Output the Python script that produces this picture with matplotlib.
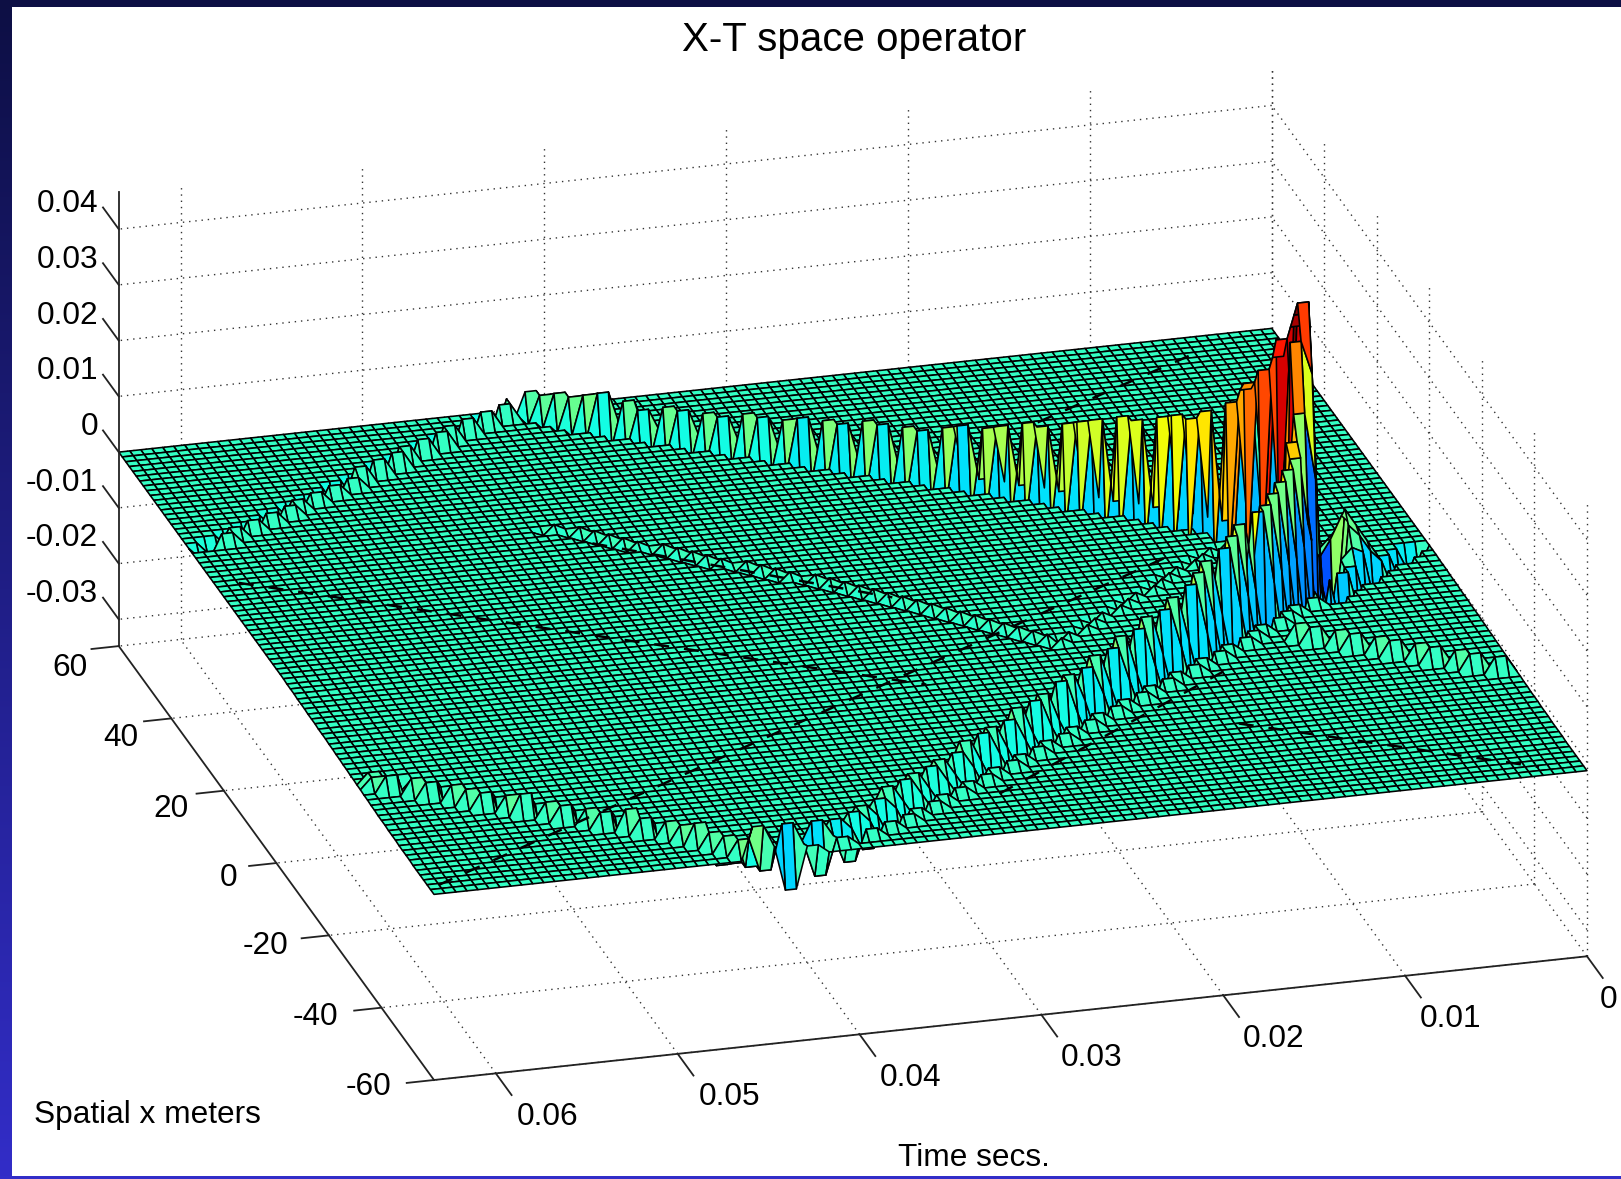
import numpy as np
import matplotlib
matplotlib.use("Agg")
import matplotlib.pyplot as plt
from matplotlib.patches import Rectangle
from mpl_toolkits.mplot3d import proj3d

plt.rcParams['font.family'] = ['Liberation Sans', 'DejaVu Sans']

W, H = 1621, 1179
T_MAX = 0.0634
Z_LO, Z_HI = -0.0348, 0.0467

t_ticks = [0, 0.01, 0.02, 0.03, 0.04, 0.05, 0.06]
t_labels = ['0', '0.01', '0.02', '0.03', '0.04', '0.05', '0.06']
x_ticks = [-60, -40, -20, 0, 20, 40, 60]
z_ticks = [-0.03, -0.02, -0.01, 0, 0.01, 0.02, 0.03, 0.04]
z_labels = ['-0.03', '-0.02', '-0.01', '0', '0.01', '0.02', '0.03', '0.04']

# main wavefront, read row by row going out from the apex (ms, and z in 0.001)
back_time = [7.3, 7.36, 7.5, 7.7, 7.9, 8.3, 8.8, 9.3, 9.96, 10.65, 11.4, 12.2, 12.98, 13.8, 14.6, 15.5,
             16.3, 17.2, 18.05, 18.95, 19.85, 20.7, 21.6, 22.5, 23.4, 24.3, 25.2, 26.1, 27.0, 27.9, 28.8,
             29.7, 30.6, 31.5, 32.4, 33.3, 34.2, 35.2, 36.1, 37.0, 37.9, 38.8, 39.5, 40.0, 40.5, 41.0]
back_peak = [46, 43, 40, 37, 33, 30, 27, 25, 22, 20, 18, 18, 17, 16, 16, 15, 14, 13, 12, 12, 11, 10, 10, 9,
             8, 8, 8, 8, 7, 7, 7, 6, 6, 6, 5, 5, 5, 5, 4, 5, 6, 5, 4, 4, 3, 3]
back_trough = [-8, -8, -8, -8, -8, -7, -7, -7, -7, -6, -6, -6, -6, -6, -6, -5, -5, -5, -5, -5, -5, -5, -4,
               -4, -4, -4, -4, -4, -4, -4, -3, -3, -3, -3, -3, -3, -3, -3, -3, -3, -2, -2, -2, -2, -2, -2]
front_time = [7.3, 7.5, 7.8, 8.1, 8.5, 9.0, 9.6, 10.3, 11.0, 11.8, 12.6, 13.4, 14.2, 15.1, 16.0, 16.9, 17.8,
              18.7, 19.6, 20.5, 21.4, 22.3, 23.2, 24.1, 25.0, 25.9, 26.8, 27.7, 28.6, 29.5, 30.4, 31.3,
              32.2, 33.1, 34.0, 34.9, 35.8, 36.7, 37.6, 38.5, 39.4, 40.6, 41.8, 43.2, 45.0]
front_peak = [40, 28, 24, 22, 21, 20, 19, 18, 18, 17, 16, 15, 14, 13, 12, 11, 10, 10, 9, 9, 8, 8, 7, 7, 7,
              6, 6, 6, 5, 5, 5, 5, 4, 4, 4, 4, 4, 4, 3, 3, 3, 3, 4, 5, 6]
front_mid = [34, 16, 9, 7, 7, 6, 6, 6, 5, 5, 5, 4, 4, 4, 3, 3, 3, 3, 2, 2, 2, 2, 2, 2, 1, 1, 1, 1, 1, 1, 1, 1,
             1, 1, 1, 1, 1, 1, 1, 1, 1, 1, 1, 1, 2]
front_trough = [-16, -15, -14, -13, -12, -11, -10, -9, -8, -8, -7, -7, -6, -6, -6, -5, -5, -5, -5, -4, -4,
                -4, -4, -4, -4, -3, -3, -3, -3, -3, -3, -3, -3, -2, -2, -2, -2, -2, -3, -3, -3, -3, -4, -5, -6]

# low band running from the apex to the t=0 edge: grid row, time ms
lip_row = [45, 44, 43, 42, 41, 40, 39, 38, 37]
lip_time = [0.5, 1.2, 2.0, 2.8, 3.6, 4.4, 5.2, 6.0, 6.8]
lip_z = [-4, -5, -5, -6, -6, -6, -7, -7, -7]

# wrapped ridges at the far time end, by grid row from the x edge
wrap_front_time = [45.0, 45.6, 46.2, 46.9, 47.6, 48.3, 49.1, 50.0, 50.8, 51.7, 52.6, 53.5, 54.4, 55.3, 56.2,
                   57.1, 58.0, 58.8, 59.7, 60.6, 61.5, 62.4, 63.3]
wrap_front_peak = [5, 3, 3, 3, 4, 3, 3, 3, 4, 3, 3, 3, 3, 4, 3, 3, 3, 3, 3, 3, 3, 2, 2]
wrap_back_time = [41.0, 42.0, 43.0, 44.1, 45.1, 46.2, 47.2, 48.2, 49.3, 50.3, 51.4, 52.4, 53.4, 54.5, 55.5,
                  56.6, 57.6, 58.6, 59.7, 60.7, 61.8]
wrap_back_peak = [3, 3, 3, 3, 3, 3, 3, 3, 3, 3, 3, 3, 2, 2, 2, 2, 2, 2, 2, 2, 2]

# small ripple near the right corner: x row, time ms
ripple_row = [20, 21, 22, 23, 24, 25, 26, 27, 28, 29, 30]
ripple_time = [0.6, 1.6, 2.5, 3.5, 4.4, 5.3, 6.2, 7.1, 8.0, 8.9, 9.8]

# lattice band inside the V, rows 66 down to 34, then its return towards the apex, rows 35 up to 49
inner_time = [43.8, 43.1, 42.4, 41.6, 40.9, 40.2, 39.5, 38.7, 38.0, 37.3, 36.6, 35.8, 35.1, 34.4, 33.7, 32.9,
              32.2, 31.5, 30.8, 30.0, 29.3, 28.7, 28.1, 27.5, 27.0, 26.4, 25.8, 25.2, 24.6, 24.1, 23.5, 22.9, 22.4]
return_time = [21.6, 20.8, 20.0, 19.2, 18.4, 17.6, 16.8, 16.0, 15.2, 14.4, 13.6, 12.8, 12.0, 11.2, 10.4]

# green bump beside the apex: t columns by x rows, z in 0.001
hump_rows = [42, 43, 44, 45, 46]
hump_cols = [6, 7, 8, 9]
hump_z = [[1, 3, 4, 2],
          [2, 5, 7, 3],
          [3, 6, 9, 4],
          [2, 5, 7, 3],
          [1, 3, 4, 2]]

# sag of the surface towards the x=-60 edge, rows 0 to 45, in 0.001
row_level = [-1.5, -1.5, -1.5, -1.5, -1.5, -1.5, -1.5, -1.4, -1.4, -1.4, -1.4, -1.3, -1.3, -1.3, -1.2, -1.2,
             -1.2, -1.1, -1.1, -1.0, -1.0, -0.9, -0.9, -0.8, -0.8, -0.7, -0.7, -0.6, -0.6, -0.5, -0.5, -0.4,
             -0.4, -0.4, -0.3, -0.3, -0.3, -0.2, -0.2, -0.2, -0.1, -0.1, -0.1, 0, 0, 0]

# dark creases across the flat part: (t0 ms, x0, t1 ms, x1)
crease_t0 = [63.0, 62.0, 15.3, 16.2, 42.5, 31.0]
crease_x0 = [-59.0, 24.0, 43.2, -39.6, 24.4, -51.0]
crease_t1 = [13.0, 30.7, 4.4, 2.5, 29.2, 14.4]
crease_x1 = [6.0, -21.0, 57.0, -59.0, 2.3, -24.8]

# pixel nudges of the tick labels, (right, down)
x_nudge = [(-10, -12), (-10, -9), (-8, -8), (-6, -4), (-2, 0), (0, 1), (2, 3)]
t_nudge = [(-6, 3), (-4, 3), (1, 3), (1, 3), (2, 3), (3, 3), (3, 3)]

t_grid = np.linspace(0, T_MAX, 106)
x_grid = np.linspace(-60, 60, 91)
apex_row = 45
z_grid = np.zeros((len(x_grid), len(t_grid)))


def col_of(ms):
    return min(int(np.argmin(np.abs(t_grid - ms * 1e-3))), len(t_grid) - 3)


def put(row, first, last, value):
    # clipped so ridges near the edges stay on the grid
    z_grid[row, max(first, 0):min(last, len(t_grid) - 1) + 1] = value


for row, ms in zip(range(66, 33, -1), inner_time):
    c = col_of(ms)
    put(row, c, c, 0.001)
    put(row, c + 1, c + 1, -0.0008)
for row, ms in zip(range(35, 50), return_time):
    c = col_of(ms)
    put(row, c, c, 0.001)
    put(row, c + 1, c + 1, -0.0008)
for row, ms, amp in zip(range(len(wrap_front_time)), wrap_front_time, wrap_front_peak):
    c = col_of(ms)
    put(row, c, c + 1, amp * 1e-3)
    put(row, c - 2, c - 1, -amp * 1e-3)
for row, ms, amp in zip(range(90, 0, -1), wrap_back_time, wrap_back_peak):
    c = col_of(ms)
    put(row, c - 1, c, amp * 1e-3)
    put(row, c + 1, c + 2, -amp * 1e-3)
for row, ms in zip(ripple_row, ripple_time):
    c = col_of(ms)
    put(row, c, c + 1, 0.003)
for k, (ms, pk, tr) in enumerate(zip(back_time, back_peak, back_trough)):
    c = col_of(ms)
    put(apex_row + k, c - 1, c, pk * 1e-3)
    put(apex_row + k, c + 1, c + 2, tr * 1e-3)
for i, row in enumerate(hump_rows):
    for j, col in enumerate(hump_cols):
        z_grid[row, col] = hump_z[i][j] * 1e-3
for k, (ms, pk, mid, tr) in enumerate(zip(front_time, front_peak, front_mid, front_trough), start=1):
    c = col_of(ms)
    put(apex_row - k, c, c + 1, pk * 1e-3)
    put(apex_row - k, c - 1, c - 1, mid * 1e-3)
    put(apex_row - k, c - 3, c - 2, tr * 1e-3)
    if k >= 4:
        put(apex_row - k, c - 5, c - 4, 0.0015)
for row, ms, dip in zip(lip_row, lip_time, lip_z):
    c = col_of(ms)
    put(row, c, c + 1, dip * 1e-3)

z_draw = z_grid.copy()
for row, level in enumerate(row_level):
    z_draw[row] += level * 1e-3

fig = plt.figure(figsize=(W / 100, H / 100), dpi=100, facecolor='white')

# slide frame
ramp = np.linspace(0, 1, H)[:, None, None]
strip = np.array([13, 15, 68]) + ramp * (np.array([50, 45, 200]) - np.array([13, 15, 68]))
fig.figimage(np.repeat(strip, 12, axis=1) / 255, xo=0, yo=0, origin='upper', zorder=0)
fig.add_artist(Rectangle((0, 1 - 7 / H), 1, 7 / H, transform=fig.transFigure, color='#0d0f44', lw=0))
fig.add_artist(Rectangle((0, 0), 1, 3 / H, transform=fig.transFigure, color='#322dc8', lw=0))

ax = fig.add_axes([0, 0, H / W, 1], projection='3d', facecolor='none')
ax.set_proj_type('ortho')
ax.view_init(elev=22.6, azim=254.4)
ax.set_box_aspect((1158, 1134, 476))
ax.set_xlim(T_MAX, 0)
ax.set_ylim(-60, 60)
ax.set_zlim(Z_LO, Z_HI)
ax.set_axis_off()
ax.computed_zorder = False


def corner_px(t, x, z):
    ax.apply_aspect()
    a, b, _ = proj3d.proj_transform(t, x, z, ax.get_proj())
    return ax.transData.transform((a, b))


def label_at(t, x, z, text, ha, va, nudge=(0, 0)):
    px = corner_px(t, x, z)
    fig.text((px[0] + nudge[0]) / W, (px[1] - nudge[1]) / H, text, ha=ha, va=va, fontsize=22.8)


# fit the box on the left front and right front floor corners
left_px = np.array([434, H - 1080])
right_px = np.array([1587, H - 957])
p0, p1 = corner_px(T_MAX, -60, Z_LO), corner_px(0, -60, Z_LO)
side = H * (right_px[0] - left_px[0]) / (p1[0] - p0[0])
ax.set_position([0, 0, side / W, side / H])
shift = left_px - corner_px(T_MAX, -60, Z_LO)
ax.set_position([shift[0] / W, shift[1] / H, side / W, side / H])

dots = dict(color='#333333', lw=1.0, ls=(0, (1, 3.5)), zorder=1)
for t in t_ticks:
    ax.plot([t, t], [-60, 60], [Z_LO, Z_LO], **dots)
    ax.plot([t, t], [60, 60], [Z_LO, Z_HI], **dots)
for x in x_ticks:
    ax.plot([0, T_MAX], [x, x], [Z_LO, Z_LO], **dots)
    ax.plot([0, 0], [x, x], [Z_LO, Z_HI], **dots)
for z in z_ticks:
    ax.plot([0, T_MAX], [60, 60], [z, z], **dots)
    ax.plot([0, 0], [-60, 60], [z, z], **dots)

norm = plt.Normalize(-0.032, 0.046)
T, X = np.meshgrid(t_grid, x_grid)
ax.plot_surface(T, X, z_draw, rstride=1, cstride=1, facecolors=plt.cm.jet(norm(z_grid)), shade=False,
                edgecolor='black', linewidth=1.15, zorder=2)

for t0, x0, t1, x1 in zip(crease_t0, crease_x0, crease_t1, crease_x1):
    ax.plot([t0 * 1e-3, t1 * 1e-3], [x0, x1], [-0.0006, -0.0006], color='black', lw=1.8, ls=(0, (6, 6)), zorder=3)

solid = dict(color='#222222', lw=1.3, zorder=4)
ax.plot([0, T_MAX], [-60, -60], [Z_LO, Z_LO], **solid)
ax.plot([T_MAX, T_MAX], [-60, 60], [Z_LO, Z_LO], **solid)
ax.plot([T_MAX, T_MAX], [60, 60], [Z_LO, Z_HI], **solid)

for t, label, nudge in zip(t_ticks, t_labels, t_nudge):
    ax.plot([t, t], [-60, -66], [Z_LO, Z_LO], **solid)
    label_at(t, -67, Z_LO, label, 'left', 'top', nudge)
for x, nudge in zip(x_ticks, x_nudge):
    ax.plot([T_MAX, T_MAX + 0.0015], [x, x], [Z_LO, Z_LO], **solid)
    label_at(T_MAX + 0.0018, x, Z_LO, str(x), 'right', 'top', nudge)
for z, label in zip(z_ticks, z_labels):
    ax.plot([T_MAX, T_MAX], [60, 66], [z, z], **solid)
    label_at(T_MAX, 67.5, z, label, 'right', 'center', (-1, 2))

fig.text(854 / W, 1 - 40 / H, 'X-T space operator', ha='center', va='center', fontsize=29)
fig.text(34 / W, 1 - 1115 / H, 'Spatial x meters', ha='left', va='center', fontsize=22.8)
fig.text(974 / W, 1 - 1158 / H, 'Time secs.', ha='center', va='center', fontsize=22.8)

fig.savefig('out.png', dpi=100)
┄┄┄┄┄┄┄┄┄┄┄┄┄┄┄┄┄┄┄┄
Write out, word for word, the lines from the start of the data through the one holding "['-0.03', '-0.02', '-0.01', '0', '0.01', '0.02', '0.03', '0.04']". Omit pictures.

Output the Python script that produces this picture with matplotlib.
import numpy as np
import matplotlib
matplotlib.use("Agg")
import matplotlib.pyplot as plt
from matplotlib.patches import Rectangle
from mpl_toolkits.mplot3d import proj3d

plt.rcParams['font.family'] = ['Liberation Sans', 'DejaVu Sans']

W, H = 1621, 1179
T_MAX = 0.0634
Z_LO, Z_HI = -0.0348, 0.0467

t_ticks = [0, 0.01, 0.02, 0.03, 0.04, 0.05, 0.06]
t_labels = ['0', '0.01', '0.02', '0.03', '0.04', '0.05', '0.06']
x_ticks = [-60, -40, -20, 0, 20, 40, 60]
z_ticks = [-0.03, -0.02, -0.01, 0, 0.01, 0.02, 0.03, 0.04]
z_labels = ['-0.03', '-0.02', '-0.01', '0', '0.01', '0.02', '0.03', '0.04']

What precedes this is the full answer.